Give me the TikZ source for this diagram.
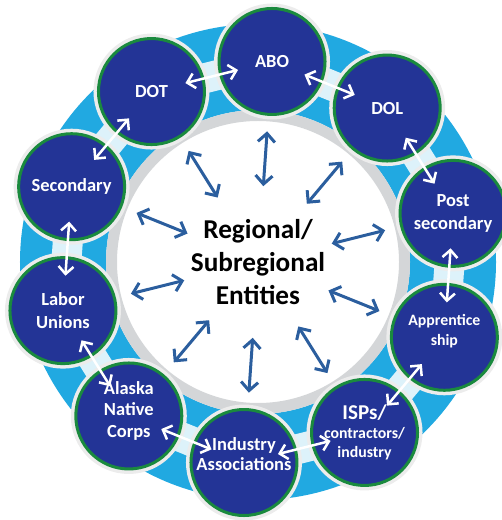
\documentclass[tikz,border=0pt]{standalone}
\usepackage{fontspec}
\setmainfont{Carlito}
\usepackage{xcolor}
\usetikzlibrary{arrows.meta, calc}
\pgfdeclarelayer{background}
\pgfsetlayers{background,main}
\definecolor{orgblue}{HTML}{233496}
\definecolor{orggreen}{HTML}{1A8A3E}
\definecolor{ringblue}{HTML}{21A9E1}
\definecolor{ringgray}{HTML}{D4D6D8}
\definecolor{spokeblue}{HTML}{2B5E9E}

\begin{document}
\begin{tikzpicture}[
	% --- STYLES ---
	% dark blue member circles with green rim and pale halo
	org/.style={
		circle,
		minimum size=2.12cm,
		inner sep=0pt,
		fill=orgblue,
		draw=orggreen,
		line width=0.06cm,
		preaction={draw=gray!15, line width=0.2cm},
		text=white,
		align=center,
		font=\bfseries\fontsize{10.5}{13}\selectfont
	},
	% text placed on a circle when it sits off centre
	orgtext/.style={
		text=white,
		align=center,
		font=\bfseries\fontsize{10.5}{12.5}\selectfont
	},
	hubtext/.style={
		align=center,
		font=\bfseries\fontsize{15.5}{18.8}\selectfont
	},
	% arrows from the hub out to the ring
	spoke/.style={
		{Straight Barb[length=1.7mm, width=3.4mm]}-{Straight Barb[length=1.7mm, width=3.4mm]},
		line width=0.06cm,
		draw=spokeblue
	},
	% arrows between neighbours on the ring
	link/.style={
		{Straight Barb[length=1.5mm, width=3mm]}-{Straight Barb[length=1.5mm, width=3mm]},
		line width=0.05cm,
		draw=white,
		shorten <=0.7cm,
		shorten >=0.7cm
	},
	gap/.style={
		line width=0.6cm,
		draw=white,
		opacity=0.85
	}
	]
	
	\useasboundingbox (-5.16,-5.16) rectangle (4.86,5.24);
	
	% --- Hub ---
	\node[hubtext] (hub) at (0,0) {Regional/\\Subregional\\Entities};
	
	% --- Ring members ---
	\node[org] (abo) at (86:4.02) {ABO};
	\node[org] (dol) at (50:4.02) {DOL};
	\node[org] (post) at (14:4.02) {Post\\secondary};
	\node[org, label={[orgtext, yshift=0.12cm, font=\bfseries\fontsize{9}{11.4}\selectfont]center:Apprentice\\ship}] (appr) at (-22:4.02) {};
	\node[org, font=\bfseries\fontsize{9}{10.8}\selectfont] (isp) at (-58:4.02) {{\fontsize{12}{13}\selectfont ISPs/}\\contractors/\\industry};
	\node[org, label={[orgtext, yshift=0.16cm, font=\bfseries\fontsize{10.5}{11.4}\selectfont]center:Industry\\Associations}] (ind) at (-94:4.02) {};
	\node[org, label={[orgtext, yshift=0.1cm]center:Alaska\\Native\\Corps}] (anc) at (-130:4.02) {};
	\node[org] (labor) at (-166:4.02) {Labor\\Unions};
	\node[org] (sec) at (158:4.02) {Secondary};
	\node[org] (dot) at (122:4.02) {DOT};
	
	% --- Ring band and the gaps behind the links ---
	\begin{pgfonlayer}{background}
		\fill[ringblue, even odd rule] (hub.center) circle (4.76) circle (3.04);
		\fill[ringgray, even odd rule] (hub.center) circle (3.04) circle (2.82);
		\draw[gap] (abo.center) -- (dol.center);
		\draw[gap] (dol.center) -- (post.center);
		\draw[gap] (post.center) -- (appr.center);
		\draw[gap] (appr.center) -- (isp.center);
		\draw[gap] (isp.center) -- (ind.center);
		\draw[gap] (ind.center) -- (anc.center);
		\draw[gap] (anc.center) -- (labor.center);
		\draw[gap] (labor.center) -- (sec.center);
		\draw[gap] (sec.center) -- (dot.center);
		\draw[gap] (dot.center) -- (abo.center);
	\end{pgfonlayer}
	
	% --- Links between neighbours ---
	\draw[link] (abo.center) -- (dol.center);
	\draw[link] (dol.center) -- (post.center);
	\draw[link] (post.center) -- (appr.center);
	\draw[link] (appr.center) -- (isp.center);
	\draw[link] (isp.center) -- (ind.center);
	\draw[link] (ind.center) -- (anc.center);
	\draw[link] (anc.center) -- (labor.center);
	\draw[link] (labor.center) -- (sec.center);
	\draw[link] (sec.center) -- (dot.center);
	\draw[link] (dot.center) -- (abo.center);
	
	% --- Spokes from the hub ---
	\draw[spoke] ($(hub.center)!1.52cm!(abo.center)$) -- ($(hub.center)!2.62cm!(abo.center)$);
	\draw[spoke] ($(hub.center)!1.52cm!(dol.center)$) -- ($(hub.center)!2.62cm!(dol.center)$);
	\draw[spoke] ($(hub.center)!1.52cm!(post.center)$) -- ($(hub.center)!2.62cm!(post.center)$);
	\draw[spoke] ($(hub.center)!1.52cm!(appr.center)$) -- ($(hub.center)!2.62cm!(appr.center)$);
	\draw[spoke] ($(hub.center)!1.52cm!(isp.center)$) -- ($(hub.center)!2.62cm!(isp.center)$);
	\draw[spoke] ($(hub.center)!1.52cm!(ind.center)$) -- ($(hub.center)!2.62cm!(ind.center)$);
	\draw[spoke] ($(hub.center)!1.52cm!(anc.center)$) -- ($(hub.center)!2.62cm!(anc.center)$);
	\draw[spoke] ($(hub.center)!1.52cm!(labor.center)$) -- ($(hub.center)!2.62cm!(labor.center)$);
	\draw[spoke] ($(hub.center)!1.52cm!(sec.center)$) -- ($(hub.center)!2.62cm!(sec.center)$);
	\draw[spoke] ($(hub.center)!1.52cm!(dot.center)$) -- ($(hub.center)!2.62cm!(dot.center)$);
	
\end{tikzpicture}
\end{document}
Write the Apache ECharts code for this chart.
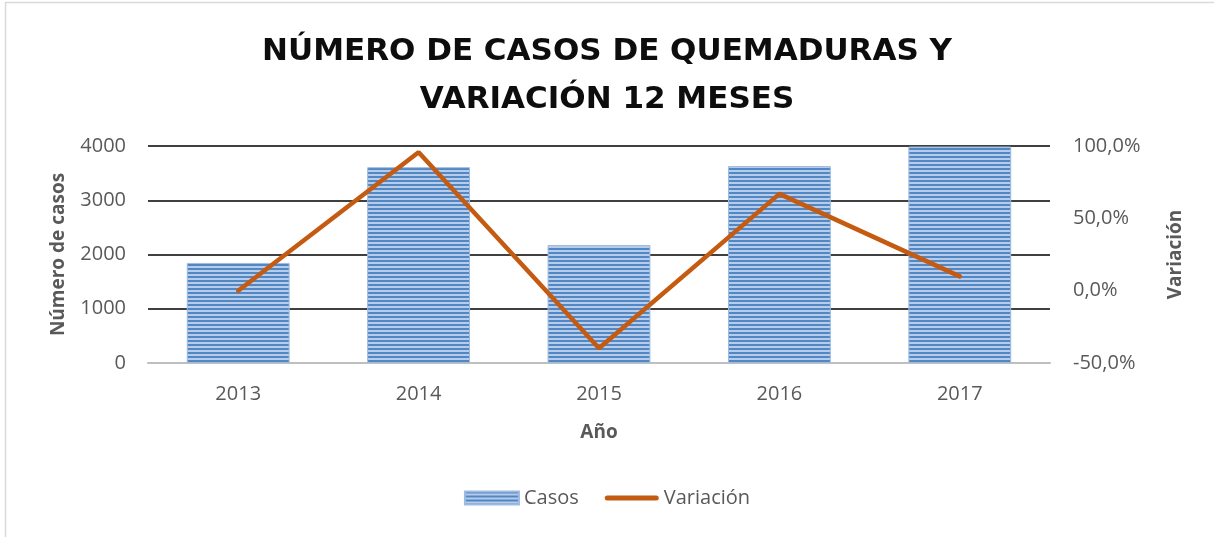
<!DOCTYPE html>
<html><head><meta charset="utf-8">
<script src="https://cdn.jsdelivr.net/npm/echarts@6/dist/echarts.min.js"></script>
<style>html,body{margin:0;padding:0;background:#fff}#c{width:1214px;height:537px}</style>
</head><body><div id="c"></div>
<script>
const years = ['2013','2014','2015','2016','2017'];
const casos = [1845, 3610, 2175, 3630, 3990];
const variacion = [0.0, 95.7, -39.8, 66.9, 9.9];
const leftTicks = {min:0, max:4000, interval:1000};
const rightTicks = {min:-50, max:100, interval:50};

const pc = document.createElement('canvas');
pc.width = 4; pc.height = 4;
const g = pc.getContext('2d');
g.fillStyle = '#b7cce9'; g.fillRect(0,0,4,4);
g.fillStyle = '#5287c5'; g.fillRect(0,0,4,2);

const font = '"Open Sans", sans-serif';
const grey = '#595959';
const chart = echarts.init(document.getElementById('c'), null, {renderer:'canvas'});
chart.setOption({
  animation:false,
  backgroundColor:'#fff',
  graphic:[{type:'rect', shape:{x:5.5,y:2.5,width:1300,height:700}, style:{fill:'none', stroke:'#d9d9d9', lineWidth:1.5}, silent:true}],
  title:{
    text:'NÚMERO DE CASOS DE QUEMADURAS Y\nVARIACIÓN 12 MESES',
    left:'center', top:23,
    textStyle:{fontFamily:'"DejaVu Sans", sans-serif', fontWeight:'bold', fontSize:31, color:'#0d0d0d', lineHeight:48}
  },
  legend:{
    bottom:24, left:'center', itemGap:26, itemWidth:54, itemHeight:13,
    textStyle:{fontFamily:font, fontSize:20, color:grey},
    data:[{name:'Casos', icon:'rect'},
          {name:'Variación', icon:'path://M2.5,0 L51.5,0 A2.5,2.5 0 0 1 51.5,5 L2.5,5 A2.5,2.5 0 0 1 2.5,0 Z'}]
  },
  grid:{left:148, right:164, top:146, bottom:174},
  xAxis:{
    type:'category', data:years,
    axisLine:{lineStyle:{color:'#bfbfbf', width:2}},
    axisTick:{show:false},
    axisLabel:{fontFamily:font, fontSize:20, color:grey, margin:21},
    name:'Año', nameLocation:'middle', nameGap:60,
    nameTextStyle:{fontFamily:font, fontSize:19, fontWeight:'bold', color:grey}
  },
  yAxis:[{
    type:'value', min:leftTicks.min, max:leftTicks.max, interval:leftTicks.interval,
    axisLine:{show:false}, axisTick:{show:false},
    splitLine:{lineStyle:{color:'#000', width:1.5}},
    axisLabel:{fontFamily:font, fontSize:20, color:grey, margin:22, formatter:v=>String(v)},
    name:'Número de casos', nameLocation:'middle', nameGap:80, nameRotate:90,
    nameTextStyle:{fontFamily:font, fontSize:19, fontWeight:'bold', color:grey}
  },{
    type:'value', min:rightTicks.min, max:rightTicks.max, interval:rightTicks.interval,
    axisLine:{show:false}, axisTick:{show:false}, splitLine:{show:false},
    axisLabel:{fontFamily:font, fontSize:20, color:grey, margin:23,
      formatter:v=>v.toFixed(1).replace('.',',')+'%'},
    name:'Variación', nameLocation:'middle', nameGap:116, nameRotate:90,
    nameTextStyle:{fontFamily:font, fontSize:19, fontWeight:'bold', color:grey}
  }],
  series:[{
    name:'Casos', type:'bar', data:casos, barWidth:'57%',
    itemStyle:{color:{image:pc, repeat:'repeat'}, borderColor:'#9dbbe0', borderWidth:1}
  },{
    name:'Variación', type:'line', yAxisIndex:1, data:variacion,
    showSymbol:false, symbol:'none',
    lineStyle:{color:'#c55a11', width:4.5, cap:'round'}, itemStyle:{color:'#c55a11'}
  }]
});
</script></body></html>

■ Description of the task: From the entries above, copy exactly the lines starting at the one with "Write the Apache ECharts code for this chart." and stopping at the one with "g.fillStyle = '#5287c5'; g.fillRect(0,0,4,2);", keeping both ends. Drop the pictures.

■ Correct result:
Write the Apache ECharts code for this chart.
<!DOCTYPE html>
<html><head><meta charset="utf-8">
<script src="https://cdn.jsdelivr.net/npm/echarts@6/dist/echarts.min.js"></script>
<style>html,body{margin:0;padding:0;background:#fff}#c{width:1214px;height:537px}</style>
</head><body><div id="c"></div>
<script>
const years = ['2013','2014','2015','2016','2017'];
const casos = [1845, 3610, 2175, 3630, 3990];
const variacion = [0.0, 95.7, -39.8, 66.9, 9.9];
const leftTicks = {min:0, max:4000, interval:1000};
const rightTicks = {min:-50, max:100, interval:50};

const pc = document.createElement('canvas');
pc.width = 4; pc.height = 4;
const g = pc.getContext('2d');
g.fillStyle = '#b7cce9'; g.fillRect(0,0,4,4);
g.fillStyle = '#5287c5'; g.fillRect(0,0,4,2);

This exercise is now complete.